No more pain or suffering. He was gone. And to say that I’ve been a wreck over it would be accurate but like Cindy, there have been telltale signs of his presence in the house today: his distinctive meow, a few random sightings, his overall aura. That gives us some comfort.
And as hard as it’s been for Ann and I to get through this ordeal, leave it to Anthony to drop something profound on us and make us feel like the stupid adults we tend to be.
After a night of saying our just-in-case goodbyes to Ozzie, this morning I explained that like Cindy, there would be a good chance that he wouldn’t come back from the vet with me.
But rather than cry about it (although he did later), Anthony simply smiled and told me he was happy.
“Why are you so happy?”
“I’m happy because I won’t be sad anymore.”
Kids. Making adults feel absolutely stupid since…forever.
Ozzie had a ton of nicknames: Ozzie D. Katt, Nozzie, Ozziekat, F*cky Fuzzer (Ann’s mistaken mix-up of “Fuzzy F*cker” when he did something bad), etc. But in the end, he was the first cat – or pet for that matter – that Ann and I cared for together when we first ventured out on our own.
But no matter what we called him, Ozzie was definitely one of a kind. I say that for at least one reason: which other cat do you of will fetch a milk twisty thingy?
It’s hard for me to watch that video but I still can’t look away. That’s how I want to remember our little guy.
Then there all those other things he would do to and for us, like stand on the headboard of the bed and stare at (or “gargoyle”) us, sleep on my chest and nuzzle his head deep between my arm and side of my ribs while purring the whole time, lick my then-clean-shaven chin and then proceed to nibble it. I don’t think he ever forgave me for growing the goatee but even so, he did manage to give the chin a rub now and then. Purring, of course.

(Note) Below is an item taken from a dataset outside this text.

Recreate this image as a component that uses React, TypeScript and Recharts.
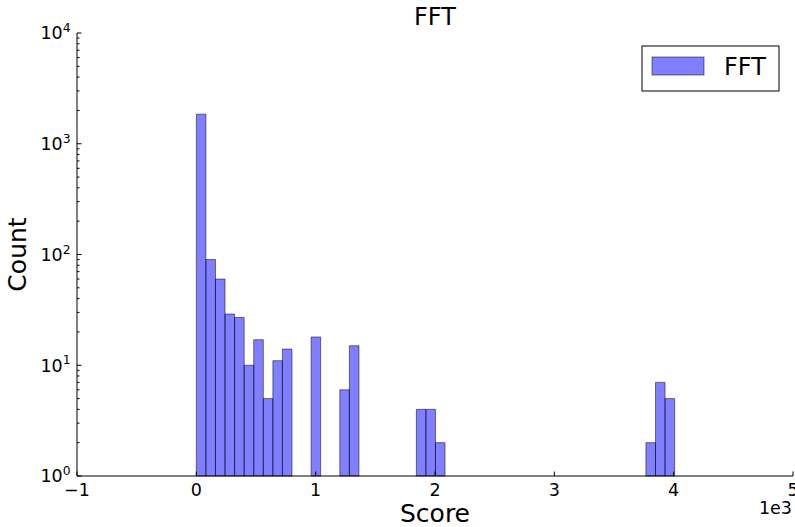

Although he was Ann’s cat, Ozzie sort of gravitated to me later in his life which was fine with me since Ann had Cindy to enjoy. He’d follow me around the house, come to me when I called him, and just let me know he was my buddy by rubbing against or head-butting my legs, quite often while blogging. I’m gonna miss that considering the last place he chose to sleep was the corner of the den where I do most of my blogging.
Oh, and he knew the word “hungry” like no other pet I’ve ever had. I swear one time when I asked “Who’s hungry,” he meowed “I am!” I kid you not. He had a very distinctive, guttural meow that I know I’ve heard at least twice since putting him to sleep.
On the whole, we always joked that Ozziekat was evil for the things he did and that Ann would miss him when we went to Kitty Hell. Judging by the way we cried over him last night and the family’s reaction when I came home empty-handed, it’s safe to say that I was right – at least about missing him.
Kitty Hell, if such a place even exists, is not where I know he went. Rainbow Bridge, Heaven, whatever you want to call the place of tranquility, eternal health, and unlimited supply of tasty mice is where Ozzie now resides because it’s what he truly deserves. Although I’m not really sure he’d enjoy the mice since he never caught one. Arliss and Cindy, however, caught at least one in their lives. I always told him he was slacking for that if even the dog caught two of them.
But I’ll forgive him for that, much like the way I’m sure he’s forgiven me for the goatee.
Ozzie D., you were a kick-ass cat that none could ever replace and we have no plans to replace. Thank you for making our lives more fun than most people should have owning a pet, then later being cool with Anthony as you watched him grow.
We all love you and miss you terribly, buddy. Your suffering is over. May you rest in peace.